====== Data shown

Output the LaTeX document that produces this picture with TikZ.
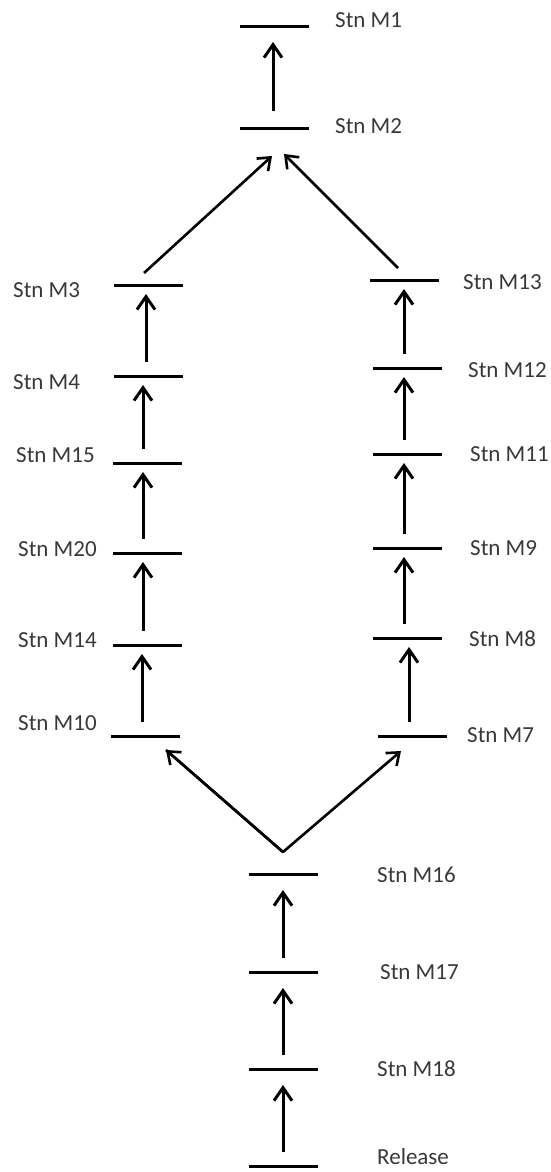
\documentclass[tikz,border=0pt]{standalone}
\usepackage{fontspec}
\setmainfont{Carlito}
\usetikzlibrary{arrows.meta}
\definecolor{txt}{gray}{0.22}
\tikzset{
  bar/.style={fill=black,inner sep=0pt,minimum width=69pt,minimum height=3pt,draw=none},
  lbl/.style={anchor=west,inner sep=0pt,text=txt,font=\fontsize{23}{26}\selectfont},
  arr/.style={line width=3pt,-{Straight Barb[length=13pt,width=18pt]}},
  darr/.style={line width=2.6pt,-{Straight Barb[length=11pt,width=17pt]}}
}
\begin{document}
\begin{tikzpicture}[x=1pt,y=-1pt]
\useasboundingbox (0,0) rectangle (550,1172);
% bars
\node[bar] (m1) at (274,27) {};
\node[bar] (m2) at (274,128) {};
\node[bar] (m3) at (148,285) {};
\node[bar] (m4) at (148,376) {};
\node[bar] (m15) at (147,463) {};
\node[bar] (m20) at (147,553) {};
\node[bar] (m14) at (147,645) {};
\node[bar] (m10) at (145,736) {};
\node[bar] (m13) at (404,280) {};
\node[bar] (m12) at (407,368) {};
\node[bar] (m11) at (407,454) {};
\node[bar] (m9) at (407,548) {};
\node[bar] (m8) at (407,638) {};
\node[bar] (m7) at (412,736) {};
\node[bar] (m16) at (283,874) {};
\node[bar] (m17) at (283,972) {};
\node[bar] (m18) at (283,1069) {};
\node[bar] (rel) at (283,1166) {};
% labels
\node[lbl] (l1) at (335,20) {Stn M1};
\node[lbl] (l2) at (335,126) {Stn M2};
\node[lbl] (l3) at (13,290) {Stn M3};
\node[lbl] (l4) at (13,382) {Stn M4};
\node[lbl] (l15) at (16,455) {Stn M15};
\node[lbl] (l20) at (18,549) {Stn M20};
\node[lbl] (l14) at (18,640) {Stn M14};
\node[lbl] (l10) at (18,723) {Stn M10};
\node[lbl] (l13) at (463,282) {Stn M13};
\node[lbl] (l12) at (468,370) {Stn M12};
\node[lbl] (l11) at (470,454) {Stn M11};
\node[lbl] (l9) at (470,548) {Stn M9};
\node[lbl] (l8) at (469,639) {Stn M8};
\node[lbl] (l7) at (467,735) {Stn M7};
\node[lbl] (l16) at (377,875) {Stn M16};
\node[lbl] (l17) at (380,972) {Stn M17};
\node[lbl] (l18) at (377,1069) {Stn M18};
\node[lbl] (lr) at (377,1157) {Release};
% vertical arrows
\draw[arr,shorten <=17pt,shorten >=15pt] ([xshift=-1pt]m2.center) -- ([xshift=-1pt]m1.center);
\draw[arr,shorten <=14pt,shorten >=9pt] ([xshift=-2pt]m4.center) -- ([xshift=-2pt]m3.center);
\draw[arr,shorten <=14pt,shorten >=9pt] ([xshift=-4pt]m15.center) -- ([xshift=-5pt]m4.center);
\draw[arr,shorten <=14pt,shorten >=9pt] ([xshift=-4pt]m20.center) -- ([xshift=-4pt]m15.center);
\draw[arr,shorten <=14pt,shorten >=9pt] ([xshift=-4pt]m14.center) -- ([xshift=-4pt]m20.center);
\draw[arr,shorten <=14pt,shorten >=9pt] ([xshift=-3pt]m10.center) -- ([xshift=-5pt]m14.center);
\draw[arr,shorten <=14pt,shorten >=9pt] ([xshift=-3pt]m12.center) -- ([xshift=0pt]m13.center);
\draw[arr,shorten <=14pt,shorten >=9pt] ([xshift=-3pt]m11.center) -- ([xshift=-3pt]m12.center);
\draw[arr,shorten <=14pt,shorten >=9pt] ([xshift=-3pt]m9.center) -- ([xshift=-3pt]m11.center);
\draw[arr,shorten <=14pt,shorten >=9pt] ([xshift=-3pt]m8.center) -- ([xshift=-3pt]m9.center);
\draw[arr,shorten <=14pt,shorten >=9pt] ([xshift=-3pt]m7.center) -- ([xshift=2pt]m8.center);
\draw[arr,shorten <=14pt,shorten >=16pt] (m17.center) -- (m16.center);
\draw[arr,shorten <=14pt,shorten >=16pt] (m18.center) -- (m17.center);
\draw[arr,shorten <=14pt,shorten >=16pt] (rel.center) -- (m18.center);
% diagonal arrows
\coordinate (tl) at (144,273);
\coordinate (tr) at (398,268);
\coordinate (tlend) at (272,156);
\coordinate (trend) at (284,154);
\coordinate (v) at (283,852);
\coordinate (bl) at (166,750);
\coordinate (br) at (401,751);
\draw[darr] (tl) -- (tlend);
\draw[darr] (tr) -- (trend);
\draw[darr,line join=round] (bl) -- (v) -- (br);
\draw[darr] (v) -- (bl);
\end{tikzpicture}
\end{document}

============

| Work instructions |
Omit the pictures, then quote the rest of the material above exactly.

| Task result |
Output the LaTeX document that produces this picture with TikZ.
\documentclass[tikz,border=0pt]{standalone}
\usepackage{fontspec}
\setmainfont{Carlito}
\usetikzlibrary{arrows.meta}
\definecolor{txt}{gray}{0.22}
\tikzset{
  bar/.style={fill=black,inner sep=0pt,minimum width=69pt,minimum height=3pt,draw=none},
  lbl/.style={anchor=west,inner sep=0pt,text=txt,font=\fontsize{23}{26}\selectfont},
  arr/.style={line width=3pt,-{Straight Barb[length=13pt,width=18pt]}},
  darr/.style={line width=2.6pt,-{Straight Barb[length=11pt,width=17pt]}}
}
\begin{document}
\begin{tikzpicture}[x=1pt,y=-1pt]
\useasboundingbox (0,0) rectangle (550,1172);
% bars
\node[bar] (m1) at (274,27) {};
\node[bar] (m2) at (274,128) {};
\node[bar] (m3) at (148,285) {};
\node[bar] (m4) at (148,376) {};
\node[bar] (m15) at (147,463) {};
\node[bar] (m20) at (147,553) {};
\node[bar] (m14) at (147,645) {};
\node[bar] (m10) at (145,736) {};
\node[bar] (m13) at (404,280) {};
\node[bar] (m12) at (407,368) {};
\node[bar] (m11) at (407,454) {};
\node[bar] (m9) at (407,548) {};
\node[bar] (m8) at (407,638) {};
\node[bar] (m7) at (412,736) {};
\node[bar] (m16) at (283,874) {};
\node[bar] (m17) at (283,972) {};
\node[bar] (m18) at (283,1069) {};
\node[bar] (rel) at (283,1166) {};
% labels
\node[lbl] (l1) at (335,20) {Stn M1};
\node[lbl] (l2) at (335,126) {Stn M2};
\node[lbl] (l3) at (13,290) {Stn M3};
\node[lbl] (l4) at (13,382) {Stn M4};
\node[lbl] (l15) at (16,455) {Stn M15};
\node[lbl] (l20) at (18,549) {Stn M20};
\node[lbl] (l14) at (18,640) {Stn M14};
\node[lbl] (l10) at (18,723) {Stn M10};
\node[lbl] (l13) at (463,282) {Stn M13};
\node[lbl] (l12) at (468,370) {Stn M12};
\node[lbl] (l11) at (470,454) {Stn M11};
\node[lbl] (l9) at (470,548) {Stn M9};
\node[lbl] (l8) at (469,639) {Stn M8};
\node[lbl] (l7) at (467,735) {Stn M7};
\node[lbl] (l16) at (377,875) {Stn M16};
\node[lbl] (l17) at (380,972) {Stn M17};
\node[lbl] (l18) at (377,1069) {Stn M18};
\node[lbl] (lr) at (377,1157) {Release};
% vertical arrows
\draw[arr,shorten <=17pt,shorten >=15pt] ([xshift=-1pt]m2.center) -- ([xshift=-1pt]m1.center);
\draw[arr,shorten <=14pt,shorten >=9pt] ([xshift=-2pt]m4.center) -- ([xshift=-2pt]m3.center);
\draw[arr,shorten <=14pt,shorten >=9pt] ([xshift=-4pt]m15.center) -- ([xshift=-5pt]m4.center);
\draw[arr,shorten <=14pt,shorten >=9pt] ([xshift=-4pt]m20.center) -- ([xshift=-4pt]m15.center);
\draw[arr,shorten <=14pt,shorten >=9pt] ([xshift=-4pt]m14.center) -- ([xshift=-4pt]m20.center);
\draw[arr,shorten <=14pt,shorten >=9pt] ([xshift=-3pt]m10.center) -- ([xshift=-5pt]m14.center);
\draw[arr,shorten <=14pt,shorten >=9pt] ([xshift=-3pt]m12.center) -- ([xshift=0pt]m13.center);
\draw[arr,shorten <=14pt,shorten >=9pt] ([xshift=-3pt]m11.center) -- ([xshift=-3pt]m12.center);
\draw[arr,shorten <=14pt,shorten >=9pt] ([xshift=-3pt]m9.center) -- ([xshift=-3pt]m11.center);
\draw[arr,shorten <=14pt,shorten >=9pt] ([xshift=-3pt]m8.center) -- ([xshift=-3pt]m9.center);
\draw[arr,shorten <=14pt,shorten >=9pt] ([xshift=-3pt]m7.center) -- ([xshift=2pt]m8.center);
\draw[arr,shorten <=14pt,shorten >=16pt] (m17.center) -- (m16.center);
\draw[arr,shorten <=14pt,shorten >=16pt] (m18.center) -- (m17.center);
\draw[arr,shorten <=14pt,shorten >=16pt] (rel.center) -- (m18.center);
% diagonal arrows
\coordinate (tl) at (144,273);
\coordinate (tr) at (398,268);
\coordinate (tlend) at (272,156);
\coordinate (trend) at (284,154);
\coordinate (v) at (283,852);
\coordinate (bl) at (166,750);
\coordinate (br) at (401,751);
\draw[darr] (tl) -- (tlend);
\draw[darr] (tr) -- (trend);
\draw[darr,line join=round] (bl) -- (v) -- (br);
\draw[darr] (v) -- (bl);
\end{tikzpicture}
\end{document}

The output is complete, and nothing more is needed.